FOR IMMEDIATE RELEASE

Statement from Health GAP on the Release of New Data on the State of the Global AIDS Response

Contact:
Brittany Herrick (Health GAP): 1 760-964-8704| brittany@healthgap.org

Asia Russell, Executive Director of the Health Global Access Project (Health GAP) issued the following statement:

“The global AIDS response is profoundly off track. This harsh reality is the consequence of major funders, in particular the U.S. government, refusing to invest in life-saving funding increases, exacerbating scandalous inequities in treatment and prevention access that are leaving millions of people waiting for life-saving services.

“Powerful HIV treatment and prevention tools mean we can defeat HIV—but the full impact of these tools is out of reach. The effects of seven years of deadly U.S. flat funding, European governments abdicating their donor commitments, and countries around the world refusing to realize the human rights of people with HIV and communities at greatest risk of stigma, discrimination, and criminalization mean a grave risk that the AIDS response will fall irreversibly off track.”

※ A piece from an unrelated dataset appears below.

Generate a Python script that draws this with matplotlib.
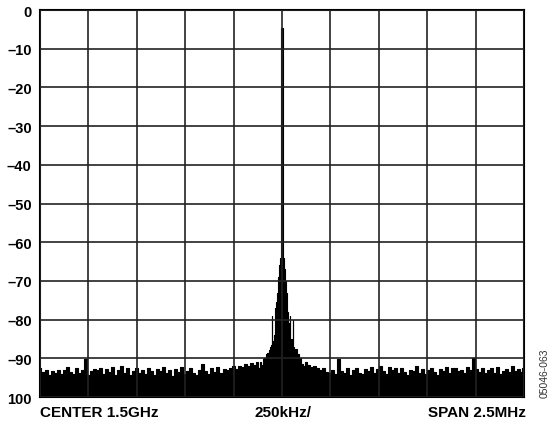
import numpy as np
import matplotlib.pyplot as plt

# spectrum analyzer trace, offset from 1.5GHz centre in kHz, level in dB
noise_left = [-92.4, -93.6, -93.0, -94.2, -93.3, -93.8, -92.9, -94.0, -93.1, -92.2,
              -93.5, -94.1, -92.6, -93.9, -93.0, -90.3, -94.3, -93.4, -92.7, -93.1,
              -92.5, -94.0, -92.8, -93.6, -92.3, -94.4, -93.0, -92.1, -93.7, -92.6,
              -94.2, -93.3, -92.4, -93.8, -92.9, -94.0, -92.5, -93.2, -94.3, -92.7,
              -93.4, -92.2, -93.9, -93.0, -94.5, -92.8, -93.5, -92.3, -94.1, -93.2,
              -92.6, -93.7, -94.2, -92.9, -91.6, -93.4, -94.0, -92.5, -93.6, -92.2,
              -93.8, -92.7, -93.1, -92.4, -92.0, -92.8, -91.9, -92.3, -91.5, -92.1,
              -91.2, -91.8, -91.0]

peak_khz = [-120, -112, -104, -96, -88, -80, -72, -66, -60, -55, -52, -49, -44,
            -40, -36, -30, -24, -18, -13, -8, -4, 0, 4, 8, 13, 18, 22, 26,
            30, 34, 38, 41, 44, 50, 54, 57, 60, 66, 75, 85, 95, 105, 115]
peak_db = [-92.5, -91.0, -91.8, -90.3, -89.8, -89.0, -88.5, -87.8, -87.0, -86.5,
           -79.0, -86.5, -85.5, -84.0, -77.0, -75.5, -73.0, -69.0, -66.0, -64.0,
           -4.6, -4.6, -4.6, -64.0, -67.0, -70.0, -73.0, -75.5, -78.0,
           -81.0, -85.0, -79.0, -86.0, -85.0, -86.5, -80.0, -87.0, -87.5, -87.5,
           -89.0, -90.0, -91.5, -92.0]

noise_right = [-91.0, -91.8, -92.3, -92.0, -92.6, -93.1, -92.4, -93.5, -93.8, -92.9,
               -94.0, -90.3, -93.2, -93.9, -92.6, -94.2, -93.0, -92.5, -93.7, -94.1,
               -92.8, -93.3, -92.2, -93.9, -92.7, -91.9, -93.4, -94.0, -92.3, -93.1,
               -92.6, -93.8, -92.4, -93.5, -94.3, -92.9, -93.2, -92.1, -93.7, -92.8,
               -94.0, -93.0, -92.5, -93.6, -94.2, -92.7, -93.3, -92.2, -93.9, -92.6,
               -92.4, -93.4, -92.9, -93.8, -92.3, -93.1, -89.8, -92.7, -93.5, -92.4,
               -93.9, -93.0, -92.6, -93.7, -92.2, -94.0, -93.2, -92.8, -93.5, -92.1,
               -93.3, -92.7, -93.6, -92.5]

y_ticks = [0, -10, -20, -30, -40, -50, -60, -70, -80, -90, -100]
y_labels = ['0', '\u201310', '\u201320', '\u201330', '\u201340', '\u201350',
            '\u201360', '\u201370', '\u201380', '\u201390', '100']

plt.rcParams['font.family'] = ['Liberation Sans', 'DejaVu Sans']

freq = np.concatenate([np.linspace(-1250, -128, len(noise_left)),
                       peak_khz,
                       np.linspace(124, 1250, len(noise_right))])
level = np.concatenate([noise_left, peak_db, noise_right])

fig = plt.figure(figsize=(5.5, 4.27), dpi=100)
ax = fig.add_axes([0.0727, 0.0679, 0.88, 0.9063])

ax.fill_between(freq, level, -100, step='mid', color='black', lw=0)
ax.plot(freq, level, drawstyle='steps-mid', color='black', lw=0.8)

ax.set_xlim(-1250, 1250)
ax.set_ylim(-100, 0)
ax.set_xticks(np.arange(-1250, 1251, 250))
ax.set_xticklabels([])
ax.set_yticks(y_ticks)
ax.set_yticklabels(y_labels, fontsize=10.5, fontweight='bold')
ax.tick_params(length=0, pad=6)
ax.grid(True, color='#222222', lw=1.2)
ax.set_axisbelow(False)
for s in ax.spines.values():
    s.set_linewidth(1.5)
    s.set_color('black')

fig.text(0.0727, 0.032, 'CENTER 1.5GHz', fontsize=11, fontweight='bold', ha='left', va='center')
fig.text(0.514, 0.032, '250kHz/', fontsize=11, fontweight='bold', ha='center', va='center')
fig.text(0.957, 0.032, 'SPAN 2.5MHz', fontsize=11, fontweight='bold', ha='right', va='center')
fig.text(0.99, 0.126, '05046-063', fontsize=7.5, rotation=90, ha='center', va='center', color='#333333')

fig.savefig('out.png', dpi=100)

The UNAIDS report, released today ahead of the opening of the 22nd International AIDS Conference in Amsterdam on July 23, 2018, points to grave trends, such as:

  • The world will miss the global treatment target for 2020 unless treatment enrollment is accelerated to reach at least 2.8 million adults and children per year—a five fold increase in the pace of treatment scale up;
  • Funding shortfalls mean people at greatest risk are being denied life-saving services. In Mozambique for example, a country representing 16% of new HIV infections and 18% of AIDS-related deaths in East and Southern Africa, fewer than than half of all geographic locations with highest HIV incidence were covered by intensive HIV prevention interventions targeting adolescent girls and young women, due to insufficient funding from PEPFAR (the U.S. government’s global AIDS program) and the Global Fund to Fight AIDS, Tuberculosis and Malaria.
  • At least $5.4 billion in additional funding is needed to accelerate to achieve global treatment and prevention goals by 2020. In April 2018, Health GAP released a reportproviding new analysis on the devastating impact of years of U.S. flat funding, focusing on the widening gap between the need for life-saving HIV treatment and prevention and the resources available to end AIDS.
  • In the high burden region of East and Southern Africa, which has seen the bulk of global progress in HIV treatment scale up, declines in AIDS-related deaths have not accelerated and deaths from AIDS among men in sub saharan Africa are no longer declining (an estimated 303,000 AIDS deaths in 2016 and 300,000 AIDS deaths in 2017)
  • In West and Central Africa, massive HIV treatment coverage gaps require an emergency response. Instead, this region has suffered substantial cuts in funding from the Global Fund to Fight AIDS, Tuberculosis and Malaria.